Die Unterstellung, dass DDR-Künstlerinnen und -Künstler bloß Staatskunst produziert hätten, war und ist Unsinn und bleibt beleidigend. Die Ignoranz gegenüber der DDR-Kunst ist offensichtlich. So zeigte die von Angela Merkel am 30. April 2009 eröffnete Ausstellung „60 Jahre – 60 Werke. Kunst aus der Bundesrepublik Deutschland von 1949 bis 2009“ kein einziges Werk, das in der DDR entstanden ist – keins! Was für eine Respektlosigkeit.

(Beifall bei der LINKEN)

Schauen wir auf die Literatur: Nach der Wende wurde tonnenweise DDR-Literatur zu Makulatur. Um die 80 Millionen Bücher wurden auf den Müll gekarrt. Daniela Dahn formuliert treffend: „Die Erinnerung an DDR-Kultur wurde so Gedanke um Gedanke ausgelöscht.“

Vernichtet wurden auch die Bücher von Schriftstellerinnen und Schriftstellern, die vor dem Mauerfall in Ost und West erschienen, und zwar in hohen Auflagen auf beiden Seiten. Nach der Wende wollte niemand mehr ihre Manuskripte. Da wurde nicht nur Literatur vernichtet, da wurde Geschichte begraben, da wurden Biografien zerstört.
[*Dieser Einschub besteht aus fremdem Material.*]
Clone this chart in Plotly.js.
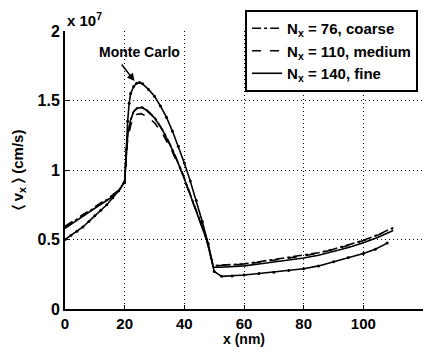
<!DOCTYPE html>
<html>
<head>
<meta charset="utf-8">
<script src="https://cdn.plot.ly/plotly-3.0.1.min.js"></script>
<style>html,body{margin:0;padding:0;background:#fff;}#chart{width:434px;height:347px;}</style>
</head>
<body>
<div id="chart"></div>
<script>
// values in units of 1e7 cm/s
const mcX = [0, 2, 4, 6, 8, 10, 12, 14, 16, 18, 20, 20.5, 21, 21.5, 22, 23, 24, 25, 26, 28, 30, 32, 34, 36, 38, 40, 42, 44, 46, 48, 50, 52.5, 56, 60, 65, 70, 75, 80, 85, 90, 95, 100, 104, 108];
const mcY = [0.50, 0.53, 0.56, 0.59, 0.63, 0.67, 0.71, 0.75, 0.80, 0.85, 0.91, 1.15, 1.35, 1.48, 1.55, 1.60, 1.625, 1.63, 1.62, 1.58, 1.53, 1.46, 1.38, 1.28, 1.17, 1.05, 0.92, 0.78, 0.63, 0.47, 0.27, 0.235, 0.238, 0.245, 0.255, 0.265, 0.277, 0.29, 0.31, 0.34, 0.37, 0.40, 0.43, 0.474];

const mX = [0, 5, 10, 15, 18, 20, 20.5, 21, 22, 23, 24, 25.5, 27, 30, 33, 36, 39, 42, 45, 47.5, 49.7, 52, 56, 60, 65, 70, 75, 80, 85, 90, 95, 100, 105, 110];
const coarseY = [0.59, 0.66, 0.73, 0.80, 0.85, 0.92, 1.10, 1.25, 1.36, 1.42, 1.445, 1.455, 1.44, 1.38, 1.28, 1.15, 1.00, 0.83, 0.65, 0.50, 0.31, 0.315, 0.318, 0.325, 0.34, 0.355, 0.37, 0.385, 0.405, 0.43, 0.46, 0.495, 0.535, 0.585];
const mediumY = [0.595, 0.665, 0.735, 0.805, 0.855, 0.92, 1.08, 1.22, 1.32, 1.38, 1.40, 1.405, 1.39, 1.34, 1.25, 1.13, 0.99, 0.82, 0.645, 0.50, 0.31, 0.313, 0.316, 0.322, 0.336, 0.351, 0.366, 0.382, 0.402, 0.427, 0.457, 0.492, 0.532, 0.58];
const fineY = [0.58, 0.655, 0.725, 0.795, 0.85, 0.92, 1.10, 1.25, 1.36, 1.42, 1.44, 1.45, 1.435, 1.375, 1.275, 1.145, 0.995, 0.825, 0.645, 0.495, 0.30, 0.300, 0.304, 0.31, 0.324, 0.338, 0.352, 0.367, 0.387, 0.412, 0.442, 0.477, 0.517, 0.565];

const legendNames = ['N<sub>x</sub> = 76, coarse', 'N<sub>x</sub> = 110, medium', 'N<sub>x</sub> = 140, fine'];
const xTicks = [0, 20, 40, 60, 80, 100, 120];
const yTicks = [0, 0.5, 1, 1.5, 2];
const yTickText = ['0', '0.5', '1', '1.5', '2'];

const F = 'Liberation Sans, Arial, sans-serif';
const traces = [
  {x: mcX, y: mcY, mode: 'lines+markers', line: {color: '#000', width: 1.6}, marker: {size: 3, color: '#000'}, showlegend: false, name: 'Monte Carlo'},
  {x: mX, y: coarseY, mode: 'lines', line: {color: '#000', width: 1.6, dash: 'dashdot'}, name: legendNames[0]},
  {x: mX, y: mediumY, mode: 'lines', line: {color: '#000', width: 1.6, dash: 'dash'}, name: legendNames[1]},
  {x: mX, y: fineY, mode: 'lines', line: {color: '#000', width: 1.6}, name: legendNames[2]}
];

const layout = {
  width: 434, height: 347,
  margin: {l: 65, r: 11, t: 30, b: 37.5},
  paper_bgcolor: '#fff', plot_bgcolor: '#fff',
  font: {family: F, size: 14, color: '#000', weight: 'bold'},
  xaxis: {
    range: [0, 120], tickvals: xTicks, ticktext: xTicks.map(String),
    showgrid: true, gridcolor: '#000', griddash: '1px,3px', gridwidth: 1,
    zeroline: false, showline: true, linecolor: '#000', linewidth: 2,
    ticks: 'inside', ticklen: 4, tickcolor: '#000',
    tickfont: {family: F, size: 15, weight: 'bold'},
    title: {text: 'x (nm)', font: {family: F, size: 14, weight: 'bold'}, standoff: 3}
  },
  yaxis: {
    range: [0, 2], tickvals: yTicks, ticktext: yTickText,
    showgrid: true, gridcolor: '#000', griddash: '1px,3px', gridwidth: 1,
    zeroline: false, showline: true, linecolor: '#000', linewidth: 2,
    ticks: 'inside', ticklen: 4, tickcolor: '#000',
    tickfont: {family: F, size: 16, weight: 'bold'},
    title: {text: '\u2329 v<sub>x</sub> \u232A (cm/s)', font: {family: F, size: 15, weight: 'bold'}, standoff: 10}
  },
  legend: {
    x: 0.503, y: 1.0716, xanchor: 'left', yanchor: 'top',
    bgcolor: '#fff', bordercolor: '#000', borderwidth: 2,
    font: {family: F, size: 15, weight: 'bold'},
    tracegroupgap: 0
  },
  annotations: [
    {xref: 'paper', yref: 'paper', x: 0, y: 1, xanchor: 'left', yanchor: 'bottom', showarrow: false,
     text: 'x 10<sup>7</sup>', font: {family: F, size: 15, weight: 'bold'}},
    {xref: 'x', yref: 'y', x: 25.0, y: 1.85, showarrow: false, text: 'Monte Carlo',
     font: {family: F, size: 14, weight: 'bold'}},
    {xref: 'x', yref: 'y', x: 23.3, y: 1.64, showarrow: true, text: '', arrowhead: 2, arrowsize: 1, arrowwidth: 1.5,
     arrowcolor: '#000', ax: -14, ay: -18}
  ]
};

Plotly.newPlot('chart', traces, layout, {displayModeBar: false, staticPlot: true});
</script>
</body>
</html>
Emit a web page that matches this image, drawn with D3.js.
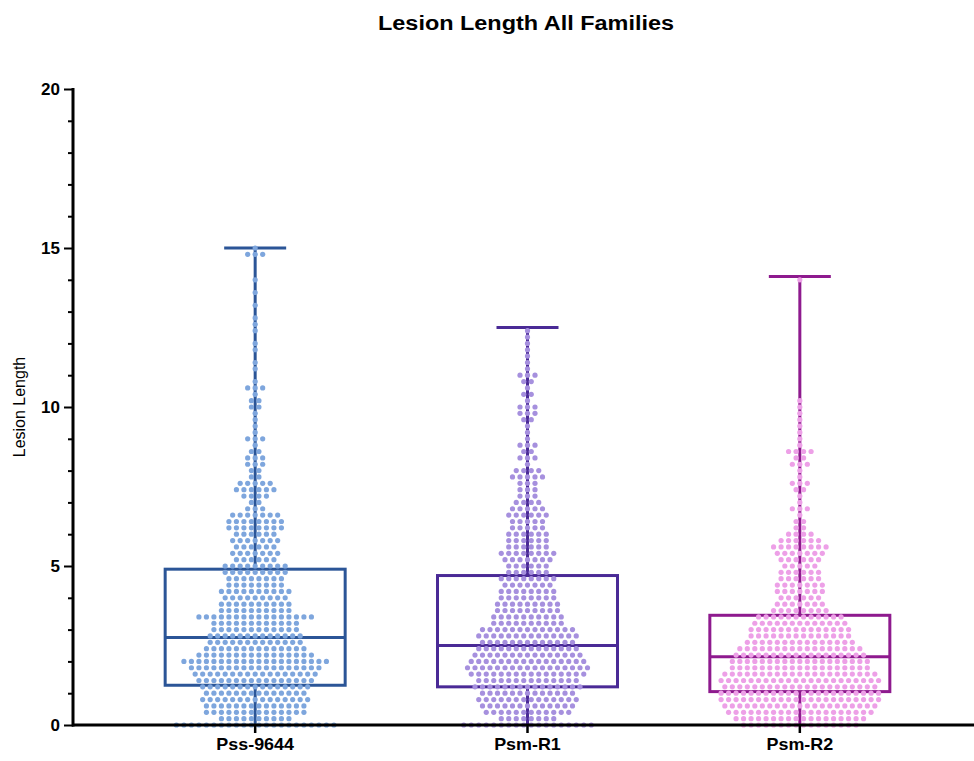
<!DOCTYPE html>
<html>
<head>
<meta charset="utf-8">
<script src="https://cdnjs.cloudflare.com/ajax/libs/d3/7.8.5/d3.min.js"></script>
<style>
  body { margin: 0; background: #fff; }
  text { font-family: "Liberation Sans", Arial, sans-serif; }
</style>
</head>
<body>
<svg id="chart" width="974" height="761"></svg>
<script>
// groups and box stats
var groups = ["Pss-9644", "Psm-R1", "Psm-R2"];
var q1 = [1.25, 1.2, 1.05];
var median = [2.75, 2.5, 2.15];
var q3 = [4.9, 4.7, 3.45];
var whiskerMin = [0, 0, 0];
var whiskerMax = [15.0, 12.5, 14.1];
var boxColor = ["#2b5597", "#4a2a96", "#8e1a8e"];
var dotColor = ["#7ea6dd", "#a690de", "#eda0e7"];

// dots: how many points sit in each 0.2-wide row, from 0 upward
var binWidth = 0.2;
var countsPss = [22, 10, 14, 14, 15, 14, 15, 16, 17, 18, 20, 16, 14, 13, 13, 12, 12, 16, 10, 10,
  9, 10, 8, 8, 9, 9, 6, 7, 6, 7, 6, 8, 8, 7, 3, 2, 4, 6, 5, 2,
  2, 3, 3, 2, 1, 3, 1, 1, 1, 1, 2, 2, 1, 3, 1, 0, 1, 1, 0, 1,
  1, 0, 1, 1, 1, 0, 1, 0, 1, 0, 1, 0, 0, 0, 3, 1];
var countsR1 = [18, 8, 12, 13, 14, 13, 15, 14, 16, 17, 16, 15, 14, 13, 14, 13, 10, 10, 9, 9,
  8, 8, 7, 8, 6, 6, 7, 8, 6, 6, 6, 5, 5, 6, 5, 4, 3, 3, 3, 5,
  4, 1, 3, 2, 3, 1, 1, 1, 2, 3, 3, 1, 2, 1, 2, 3, 1, 1, 1, 1,
  1, 1, 1];
var countsR2 = [16, 18, 20, 21, 22, 22, 21, 22, 21, 19, 19, 18, 17, 15, 14, 14, 13, 12, 8, 7,
  6, 7, 7, 6, 6, 5, 6, 7, 8, 6, 4, 2, 2, 1, 3, 1, 1, 2, 3, 1,
  1, 3, 2, 4, 1, 1, 1, 1, 1, 1, 1, 1, 0, 0, 0, 0, 0, 0, 0, 0,
  0, 0, 0, 0, 0, 0, 0, 0, 0, 0, 1];
var counts = [countsPss, countsR1, countsR2];

var yMajor = [0, 5, 10, 15, 20];
var yMinor = d3.range(0, 21, 1);

var svg = d3.select("#chart");

var x = d3.scaleBand().domain(groups).range([119, 936]);
var y = d3.scaleLinear().domain([0, 20]).range([725, 89]);

// title
svg.append("text")
  .attr("x", 526).attr("y", 30)
  .attr("text-anchor", "middle")
  .attr("textLength", 296).attr("lengthAdjust", "spacingAndGlyphs")
  .style("font-size", "20px").style("font-weight", "bold")
  .text("Lesion Length All Families");

// y label
svg.append("text")
  .attr("transform", "translate(25," + y(10) + ") rotate(-90)")
  .attr("text-anchor", "middle")
  .style("font-size", "16px")
  .text("Lesion Length");

// boxes
var boxW = 180, capW = 62;
groups.forEach(function(g, i) {
  var cx = x(g) + x.bandwidth() / 2;
  var gg = svg.append("g")
    .attr("stroke", boxColor[i]).attr("stroke-width", 3).attr("fill", "none");
  gg.append("line").attr("x1", cx).attr("x2", cx).attr("y1", y(whiskerMax[i])).attr("y2", y(q3[i]));
  gg.append("line").attr("x1", cx).attr("x2", cx).attr("y1", y(q1[i])).attr("y2", y(whiskerMin[i]));
  gg.append("line").attr("x1", cx - capW / 2).attr("x2", cx + capW / 2)
    .attr("y1", y(whiskerMax[i])).attr("y2", y(whiskerMax[i]));
  gg.append("rect").attr("x", cx - boxW / 2).attr("width", boxW)
    .attr("y", y(q3[i])).attr("height", y(q1[i]) - y(q3[i]));
  gg.append("line").attr("x1", cx - boxW / 2).attr("x2", cx + boxW / 2)
    .attr("y1", y(median[i])).attr("y2", y(median[i]));
});

// dots, spread out in rows
var spacing = 7.5;
groups.forEach(function(g, i) {
  var cx = x(g) + x.bandwidth() / 2;
  var pts = [];
  counts[i].forEach(function(n, b) {
    for (var k = 0; k < n; k++) {
      var off = (k - (n - 1) / 2) * spacing;
      pts.push({ v: b * binWidth, dx: off });
    }
  });
  svg.append("g").selectAll("circle")
    .data(pts)
    .join("circle")
    .attr("cx", function(d) { return cx + d.dx; })
    .attr("cy", function(d) { return y(d.v); })
    .attr("r", 2.6)
    .attr("fill", dotColor[i]);
});

// axes
var yAxis = svg.append("g").attr("transform", "translate(73,0)")
  .call(d3.axisLeft(y).tickValues(yMajor).tickSize(9).tickPadding(4).tickFormat(d3.format("d")));
svg.append("g").attr("transform", "translate(73,0)")
  .call(d3.axisLeft(y).tickValues(yMinor.filter(function(v) { return v % 5 != 0; })).tickSize(5).tickFormat(""))
  .select(".domain").remove();
yAxis.select(".domain").attr("stroke-width", 3).attr("d", "M0," + (y(20) - 1) + "V" + (y(0) + 1.5));
svg.selectAll(".tick line").attr("stroke", "#000").attr("stroke-width", 2);
yAxis.selectAll("text").style("font-size", "17px").style("font-weight", "bold")
  .style("font-family", "Liberation Sans, Arial, sans-serif");

var xAxis = svg.append("g").attr("transform", "translate(0," + y(0) + ")")
  .call(d3.axisBottom(x).tickSize(8).tickPadding(6));
xAxis.select(".domain").attr("stroke-width", 3).attr("d", "M72,0H974");
xAxis.selectAll(".tick line").attr("stroke-width", 2.5);
xAxis.selectAll("text").style("font-size", "16px").style("font-weight", "bold")
  .attr("transform", "scale(1.12,1)")
  .style("font-family", "Liberation Sans, Arial, sans-serif");
</script>
</body>
</html>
Wer im vereinten Lande erfolgreich sein wollte, der verschwieg am besten seine Ostherkunft. Das zumindest hat sich geändert. Da gibt es inzwischen Stolz auf DDR-Sozialisation und -Geschichte.

Die DDR hat sich Kultur geleistet, schreibt Gerd Dietrich in seiner nun endlich vor einem Jahr erschienenen „Kulturgeschichte der DDR“, und er belegt das eindrucksvoll mit Zahlen und Fakten. Seit der Vereinigung mussten nahezu zwei Drittel aller Theater dichtmachen. 90 Prozent der öffentlichen Bibliotheken wurden abgewickelt. Bei Film und Fernsehen spielten sich Dramen ab. Dieser Kahlschlag zog sich durch alle Sparten von Kunst, Kultur, Medien und auch Wissenschaften. Er traf gerade die, die die Freiräume in der DDR erweitert haben. Klaus Staeck meinte 1989: „Mag die DDR jetzt auch arm dran sein, sie ist reich durch ihre Künstler, die ja nicht durch Zufall die Reform-Bewegung entscheidend mitgeprägt haben.“

Wer die Kultur der DDR verleugnet, der will auch nicht, dass wir endlich beginnen, die gesamtdeutsche Geschichte zu erzählen. Wir brauchen aber eine gemeinsame Erinnerungskultur.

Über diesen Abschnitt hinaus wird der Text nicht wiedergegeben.